### TASK BRIEF
Every line below is to be copied exactly, with the pictures left out.
((
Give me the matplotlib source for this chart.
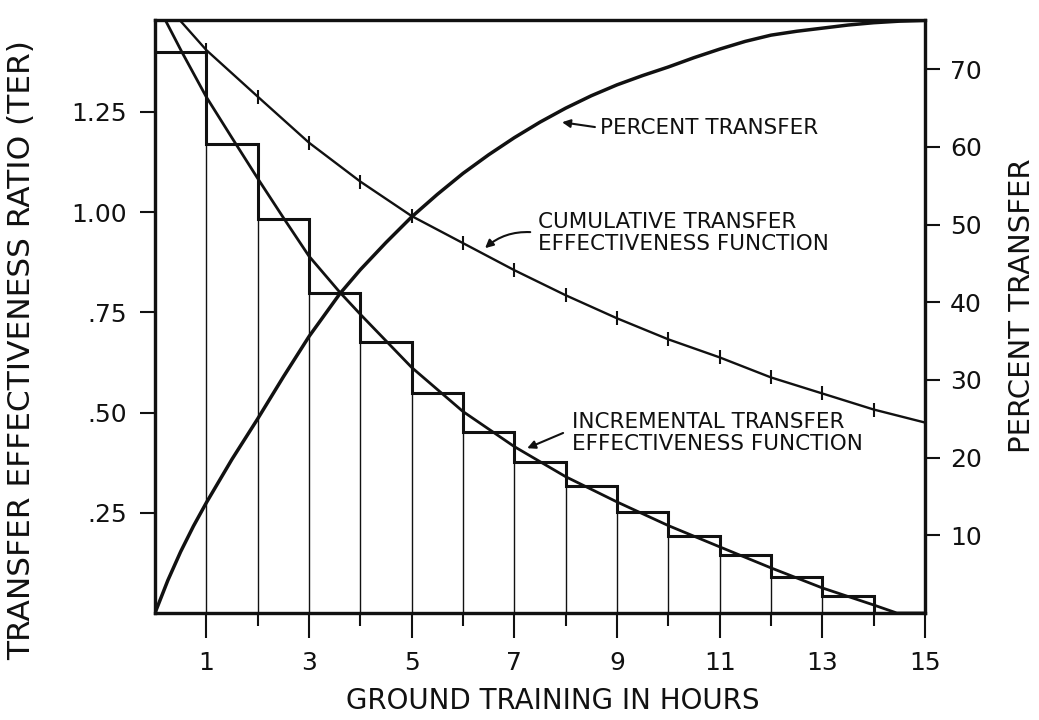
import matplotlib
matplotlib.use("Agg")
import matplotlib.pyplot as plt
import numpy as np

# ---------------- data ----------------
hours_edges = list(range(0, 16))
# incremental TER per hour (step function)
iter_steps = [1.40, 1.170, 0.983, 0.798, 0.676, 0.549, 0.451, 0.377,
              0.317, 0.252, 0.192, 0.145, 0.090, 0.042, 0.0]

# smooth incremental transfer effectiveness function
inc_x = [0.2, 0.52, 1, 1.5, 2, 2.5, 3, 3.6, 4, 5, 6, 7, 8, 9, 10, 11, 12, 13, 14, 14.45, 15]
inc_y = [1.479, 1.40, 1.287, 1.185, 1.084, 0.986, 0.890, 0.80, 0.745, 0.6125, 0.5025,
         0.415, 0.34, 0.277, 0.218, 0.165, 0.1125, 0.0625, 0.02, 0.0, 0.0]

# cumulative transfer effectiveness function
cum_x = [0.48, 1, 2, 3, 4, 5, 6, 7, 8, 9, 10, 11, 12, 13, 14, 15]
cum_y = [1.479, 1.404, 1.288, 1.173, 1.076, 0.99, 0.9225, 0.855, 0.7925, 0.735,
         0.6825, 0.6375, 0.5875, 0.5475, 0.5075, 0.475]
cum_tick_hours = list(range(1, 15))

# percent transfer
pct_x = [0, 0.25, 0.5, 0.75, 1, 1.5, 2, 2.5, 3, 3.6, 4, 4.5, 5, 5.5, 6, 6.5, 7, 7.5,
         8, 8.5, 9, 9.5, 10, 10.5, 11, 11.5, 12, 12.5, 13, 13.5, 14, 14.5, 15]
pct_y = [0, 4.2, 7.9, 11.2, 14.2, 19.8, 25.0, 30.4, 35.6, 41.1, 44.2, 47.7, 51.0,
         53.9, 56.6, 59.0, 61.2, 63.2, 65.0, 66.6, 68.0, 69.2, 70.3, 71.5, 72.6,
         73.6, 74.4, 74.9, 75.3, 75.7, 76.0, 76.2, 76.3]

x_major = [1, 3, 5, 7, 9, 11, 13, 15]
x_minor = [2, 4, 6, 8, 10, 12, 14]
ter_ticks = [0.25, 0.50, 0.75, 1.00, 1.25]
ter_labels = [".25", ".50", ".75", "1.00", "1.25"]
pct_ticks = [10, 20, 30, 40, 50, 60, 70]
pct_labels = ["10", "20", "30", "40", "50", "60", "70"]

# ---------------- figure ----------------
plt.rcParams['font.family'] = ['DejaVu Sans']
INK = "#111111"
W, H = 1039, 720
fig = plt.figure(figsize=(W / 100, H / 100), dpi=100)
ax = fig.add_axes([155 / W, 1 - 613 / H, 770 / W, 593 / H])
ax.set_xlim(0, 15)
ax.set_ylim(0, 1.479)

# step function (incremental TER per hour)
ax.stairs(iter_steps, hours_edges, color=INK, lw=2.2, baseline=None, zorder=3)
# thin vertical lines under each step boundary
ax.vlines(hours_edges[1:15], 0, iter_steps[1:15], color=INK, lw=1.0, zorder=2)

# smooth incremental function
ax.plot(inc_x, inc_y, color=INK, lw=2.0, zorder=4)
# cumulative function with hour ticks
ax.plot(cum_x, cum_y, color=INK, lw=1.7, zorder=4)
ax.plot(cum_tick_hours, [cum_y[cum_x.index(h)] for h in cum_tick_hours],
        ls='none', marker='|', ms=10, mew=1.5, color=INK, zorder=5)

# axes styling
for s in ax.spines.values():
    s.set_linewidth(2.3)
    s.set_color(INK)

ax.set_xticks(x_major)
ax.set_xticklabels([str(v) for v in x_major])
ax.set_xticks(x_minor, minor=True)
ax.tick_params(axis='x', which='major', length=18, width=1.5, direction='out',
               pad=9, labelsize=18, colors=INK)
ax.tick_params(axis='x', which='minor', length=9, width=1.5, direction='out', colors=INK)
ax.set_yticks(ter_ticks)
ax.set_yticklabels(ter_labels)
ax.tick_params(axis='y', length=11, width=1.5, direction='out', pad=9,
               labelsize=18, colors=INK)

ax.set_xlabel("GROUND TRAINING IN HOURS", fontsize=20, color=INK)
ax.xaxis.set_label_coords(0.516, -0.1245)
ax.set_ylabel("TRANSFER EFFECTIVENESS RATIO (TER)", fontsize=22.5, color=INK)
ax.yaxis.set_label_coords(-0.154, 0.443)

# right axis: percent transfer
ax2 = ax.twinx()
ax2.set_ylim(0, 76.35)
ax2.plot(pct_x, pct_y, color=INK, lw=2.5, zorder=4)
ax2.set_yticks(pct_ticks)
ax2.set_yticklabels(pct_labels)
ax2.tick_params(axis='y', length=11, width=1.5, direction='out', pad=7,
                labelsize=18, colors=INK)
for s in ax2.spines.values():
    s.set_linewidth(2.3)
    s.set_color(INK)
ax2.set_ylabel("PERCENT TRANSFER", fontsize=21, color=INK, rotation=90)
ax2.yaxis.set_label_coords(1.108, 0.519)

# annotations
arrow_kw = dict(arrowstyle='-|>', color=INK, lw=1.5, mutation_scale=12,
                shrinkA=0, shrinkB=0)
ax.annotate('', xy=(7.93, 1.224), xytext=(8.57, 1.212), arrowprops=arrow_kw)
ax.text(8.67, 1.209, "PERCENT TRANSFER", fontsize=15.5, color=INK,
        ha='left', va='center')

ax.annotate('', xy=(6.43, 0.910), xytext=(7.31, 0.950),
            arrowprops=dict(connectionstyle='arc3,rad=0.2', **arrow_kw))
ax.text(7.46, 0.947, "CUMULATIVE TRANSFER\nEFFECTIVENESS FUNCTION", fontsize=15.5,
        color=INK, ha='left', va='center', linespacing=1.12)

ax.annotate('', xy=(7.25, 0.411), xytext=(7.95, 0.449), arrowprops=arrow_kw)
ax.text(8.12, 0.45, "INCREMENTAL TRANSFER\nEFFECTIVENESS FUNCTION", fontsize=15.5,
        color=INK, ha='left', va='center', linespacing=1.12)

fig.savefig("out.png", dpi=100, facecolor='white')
))
### OUTPUT OF THE TASK
Give me the matplotlib source for this chart.
import matplotlib
matplotlib.use("Agg")
import matplotlib.pyplot as plt
import numpy as np

# ---------------- data ----------------
hours_edges = list(range(0, 16))
# incremental TER per hour (step function)
iter_steps = [1.40, 1.170, 0.983, 0.798, 0.676, 0.549, 0.451, 0.377,
              0.317, 0.252, 0.192, 0.145, 0.090, 0.042, 0.0]

# smooth incremental transfer effectiveness function
inc_x = [0.2, 0.52, 1, 1.5, 2, 2.5, 3, 3.6, 4, 5, 6, 7, 8, 9, 10, 11, 12, 13, 14, 14.45, 15]
inc_y = [1.479, 1.40, 1.287, 1.185, 1.084, 0.986, 0.890, 0.80, 0.745, 0.6125, 0.5025,
         0.415, 0.34, 0.277, 0.218, 0.165, 0.1125, 0.0625, 0.02, 0.0, 0.0]

# cumulative transfer effectiveness function
cum_x = [0.48, 1, 2, 3, 4, 5, 6, 7, 8, 9, 10, 11, 12, 13, 14, 15]
cum_y = [1.479, 1.404, 1.288, 1.173, 1.076, 0.99, 0.9225, 0.855, 0.7925, 0.735,
         0.6825, 0.6375, 0.5875, 0.5475, 0.5075, 0.475]
cum_tick_hours = list(range(1, 15))

# percent transfer
pct_x = [0, 0.25, 0.5, 0.75, 1, 1.5, 2, 2.5, 3, 3.6, 4, 4.5, 5, 5.5, 6, 6.5, 7, 7.5,
         8, 8.5, 9, 9.5, 10, 10.5, 11, 11.5, 12, 12.5, 13, 13.5, 14, 14.5, 15]
pct_y = [0, 4.2, 7.9, 11.2, 14.2, 19.8, 25.0, 30.4, 35.6, 41.1, 44.2, 47.7, 51.0,
         53.9, 56.6, 59.0, 61.2, 63.2, 65.0, 66.6, 68.0, 69.2, 70.3, 71.5, 72.6,
         73.6, 74.4, 74.9, 75.3, 75.7, 76.0, 76.2, 76.3]

x_major = [1, 3, 5, 7, 9, 11, 13, 15]
x_minor = [2, 4, 6, 8, 10, 12, 14]
ter_ticks = [0.25, 0.50, 0.75, 1.00, 1.25]
ter_labels = [".25", ".50", ".75", "1.00", "1.25"]
pct_ticks = [10, 20, 30, 40, 50, 60, 70]
pct_labels = ["10", "20", "30", "40", "50", "60", "70"]

# ---------------- figure ----------------
plt.rcParams['font.family'] = ['DejaVu Sans']
INK = "#111111"
W, H = 1039, 720
fig = plt.figure(figsize=(W / 100, H / 100), dpi=100)
ax = fig.add_axes([155 / W, 1 - 613 / H, 770 / W, 593 / H])
ax.set_xlim(0, 15)
ax.set_ylim(0, 1.479)

# step function (incremental TER per hour)
ax.stairs(iter_steps, hours_edges, color=INK, lw=2.2, baseline=None, zorder=3)
# thin vertical lines under each step boundary
ax.vlines(hours_edges[1:15], 0, iter_steps[1:15], color=INK, lw=1.0, zorder=2)

# smooth incremental function
ax.plot(inc_x, inc_y, color=INK, lw=2.0, zorder=4)
# cumulative function with hour ticks
ax.plot(cum_x, cum_y, color=INK, lw=1.7, zorder=4)
ax.plot(cum_tick_hours, [cum_y[cum_x.index(h)] for h in cum_tick_hours],
        ls='none', marker='|', ms=10, mew=1.5, color=INK, zorder=5)

# axes styling
for s in ax.spines.values():
    s.set_linewidth(2.3)
    s.set_color(INK)

ax.set_xticks(x_major)
ax.set_xticklabels([str(v) for v in x_major])
ax.set_xticks(x_minor, minor=True)
ax.tick_params(axis='x', which='major', length=18, width=1.5, direction='out',
               pad=9, labelsize=18, colors=INK)
ax.tick_params(axis='x', which='minor', length=9, width=1.5, direction='out', colors=INK)
ax.set_yticks(ter_ticks)
ax.set_yticklabels(ter_labels)
ax.tick_params(axis='y', length=11, width=1.5, direction='out', pad=9,
               labelsize=18, colors=INK)

ax.set_xlabel("GROUND TRAINING IN HOURS", fontsize=20, color=INK)
ax.xaxis.set_label_coords(0.516, -0.1245)
ax.set_ylabel("TRANSFER EFFECTIVENESS RATIO (TER)", fontsize=22.5, color=INK)
ax.yaxis.set_label_coords(-0.154, 0.443)

# right axis: percent transfer
ax2 = ax.twinx()
ax2.set_ylim(0, 76.35)
ax2.plot(pct_x, pct_y, color=INK, lw=2.5, zorder=4)
ax2.set_yticks(pct_ticks)
ax2.set_yticklabels(pct_labels)
ax2.tick_params(axis='y', length=11, width=1.5, direction='out', pad=7,
                labelsize=18, colors=INK)
for s in ax2.spines.values():
    s.set_linewidth(2.3)
    s.set_color(INK)
ax2.set_ylabel("PERCENT TRANSFER", fontsize=21, color=INK, rotation=90)
ax2.yaxis.set_label_coords(1.108, 0.519)

# annotations
arrow_kw = dict(arrowstyle='-|>', color=INK, lw=1.5, mutation_scale=12,
                shrinkA=0, shrinkB=0)
ax.annotate('', xy=(7.93, 1.224), xytext=(8.57, 1.212), arrowprops=arrow_kw)
ax.text(8.67, 1.209, "PERCENT TRANSFER", fontsize=15.5, color=INK,
        ha='left', va='center')

ax.annotate('', xy=(6.43, 0.910), xytext=(7.31, 0.950),
            arrowprops=dict(connectionstyle='arc3,rad=0.2', **arrow_kw))
ax.text(7.46, 0.947, "CUMULATIVE TRANSFER\nEFFECTIVENESS FUNCTION", fontsize=15.5,
        color=INK, ha='left', va='center', linespacing=1.12)

ax.annotate('', xy=(7.25, 0.411), xytext=(7.95, 0.449), arrowprops=arrow_kw)
ax.text(8.12, 0.45, "INCREMENTAL TRANSFER\nEFFECTIVENESS FUNCTION", fontsize=15.5,
        color=INK, ha='left', va='center', linespacing=1.12)

fig.savefig("out.png", dpi=100, facecolor='white')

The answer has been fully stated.